CONTREMAÎTRE. n. m. Personne qui dirige les ouvriers et les ouvrières dans un atelier ou un chantier « dit le Larousse ». Cette définition est fausse. Le contremaître est un valet inconscient de la bourgeoisie, qui, issu de la classe ouvrière, trahit ses camarades et se met au service de ses oppresseurs.

Il y a des besognes secondaires que le bourgeois ne veut pas faire lui-même et des contacts auxquels il se refuse. Pour maintenir entre lui et son personnel, les relations indispensables à la marche de ses affaires, le capitaliste a recours à un intermédiaire auquel il accorde quelques avantages, en échange de quoi cet intermédiaire se soumet de plein gré à l’autorité patronale et consent à veiller et à surveiller ses camarades de façon à ce qu’ils ne piétinent pas les intérêts du maître. Cet intermédiaire est le contremaître, c’est-à-dire « à côté du maître ». Il est encore des prolétaires qui s’illusionnent sur les fonctions de ce chien couchant et qui assurent qu’il se trouve de bons contremaîtres ; c’est que l’ouvrier ne se rend pas compte du rôle qu’est obligé de jouer le représentant du patron.

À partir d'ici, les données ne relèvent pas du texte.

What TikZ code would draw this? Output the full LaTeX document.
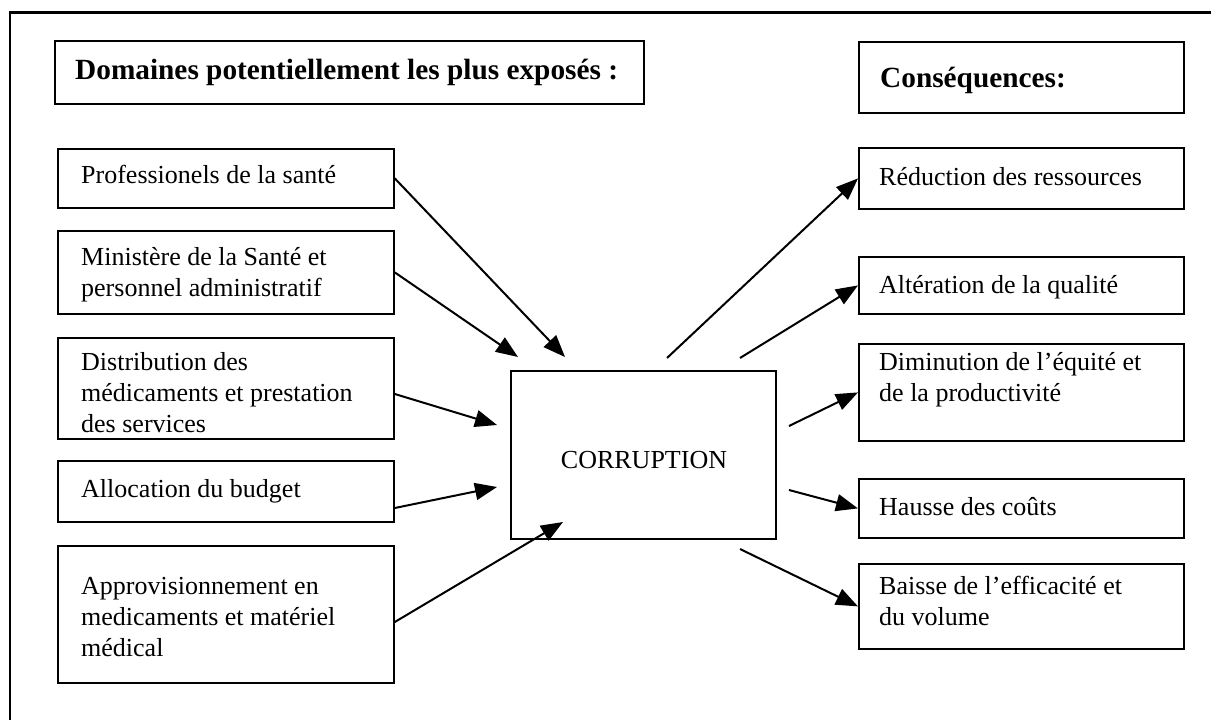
\documentclass[tikz,border=0pt]{standalone}
\usepackage{fontspec}
\setmainfont{Liberation Serif}
\usetikzlibrary{arrows.meta,calc}
\newcommand\mlines[1]{\begin{tabular}[t]{@{}l@{}}#1\end{tabular}}
\begin{document}
\begin{tikzpicture}[x=1pt,y=-1pt,
  box/.style={draw, line width=1.8pt, anchor=north west, inner sep=0pt},
  txt/.style={anchor=base west, inner sep=0pt, font=\fontsize{26}{31}\selectfont},
  head/.style={anchor=base west, inner sep=0pt, font=\fontsize{29.3}{35}\selectfont\bfseries},
  arr/.style={line width=2pt, -{Triangle[length=22pt,width=17pt]}}
]
\useasboundingbox (0,0) rectangle (1211,720);
% outer frame
\draw[line width=2.5pt] (10,722) -- (10,12.7) -- (1212,12.7);

% headings
\node[box, minimum width=589pt, minimum height=63pt] (h1) at (54,40) {};
\node[head] (h1t) at (75,79) {Domaines potentiellement les plus exposés :};
\node[box, minimum width=325pt, minimum height=71pt] (h2) at (858,41) {};
\node[head] (h2t) at (880,87) {Conséquences:};

% left boxes
\node[box, minimum width=336pt, minimum height=59pt] (l1) at (57,148) {};
\node[txt] (l1t) at (81,183) {Professionels de la santé};
\node[box, minimum width=336pt, minimum height=83pt] (l2) at (57,230) {};
\node[txt] (l2t) at (81,265) {\mlines{Ministère de la Santé et\\personnel administratif}};
\node[box, minimum width=336pt, minimum height=101pt] (l3) at (57,337) {};
\node[txt] (l3t) at (81,370) {\mlines{Distribution des\\médicaments et prestation\\des services}};
\node[box, minimum width=336pt, minimum height=61pt] (l4) at (57,460) {};
\node[txt] (l4t) at (81,497) {Allocation du budget};
\node[box, minimum width=336pt, minimum height=137pt] (l5) at (57,545) {};
\node[txt] (l5t) at (81,594) {\mlines{Approvisionnement en\\medicaments et matériel\\médical}};

% centre
\node[box, minimum width=265pt, minimum height=168pt] (c) at (510,370) {};
\node[anchor=base, inner sep=0pt, font=\fontsize{26}{31}\selectfont] (ct) at (644,468) {CORRUPTION};

% right boxes
\node[box, minimum width=325pt, minimum height=61pt] (r1) at (858,147) {};
\node[txt] (r1t) at (879,185) {Réduction des ressources};
\node[box, minimum width=325pt, minimum height=57pt] (r2) at (858,256) {};
\node[txt] (r2t) at (879,293) {Altération de la qualité};
\node[box, minimum width=325pt, minimum height=97pt] (r3) at (858,343) {};
\node[txt] (r3t) at (879,370) {\mlines{Diminution de l’équité et\\de la productivité}};
\node[box, minimum width=325pt, minimum height=59pt] (r4) at (858,478) {};
\node[txt] (r4t) at (879,515) {Hausse des coûts};
\node[box, minimum width=325pt, minimum height=85pt] (r5) at (858,563) {};
\node[txt] (r5t) at (879,594) {\mlines{Baisse de l’efficacité et\\du volume}};

% free ends
\coordinate (a1) at (565,357);
\coordinate (a2) at (518,357);
\coordinate (a3) at (497,425);
\coordinate (a4) at (497,487);
\coordinate (a5) at (563,522);
\coordinate (b1) at (667,358);
\coordinate (b2) at (740,358);
\coordinate (b3) at (789,426);
\coordinate (b4) at (789,490);
\coordinate (b5) at (740,549);

\draw[arr] (l1.east) -- (a1);
\draw[arr] (l2.east) -- (a2);
\draw[arr] ([yshift=-57pt]l3.north east) -- (a3);
\draw[arr] ([yshift=-48pt]l4.north east) -- (a4);
\draw[arr] ([yshift=-77pt]l5.north east) -- (a5);

\draw[arr] (b1) -- (r1.west);
\draw[arr] (b2) -- (r2.west);
\draw[arr] (b3) -- (r3.west);
\draw[arr] (b4) -- (r4.west);
\draw[arr] (b5) -- (r5.west);
\end{tikzpicture}
\end{document}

Un bon contremaître est impossible ; si ses services ne sont pas avantageux pour celui qui l’emploie, il ne tarde pas à être remercié ou être remis au même niveau que ses anciens camarades, et s’il veut conserver sa place et conserver la confiance de son patron, il est alors obligé de défendre des intérêts qui sont diamétralement opposés à ceux de l’ouvrier.

En conséquence, le contremaître ne peut être qu’un agent inférieur de la bourgeoisie, et il est d’autant plus méprisable lorsqu’il agit consciemment, qu’il se dresse de façon continue entre le patron et l’ouvrier et empêche ce dernier d’acquérir le bien-être et la liberté auxquels il a droit.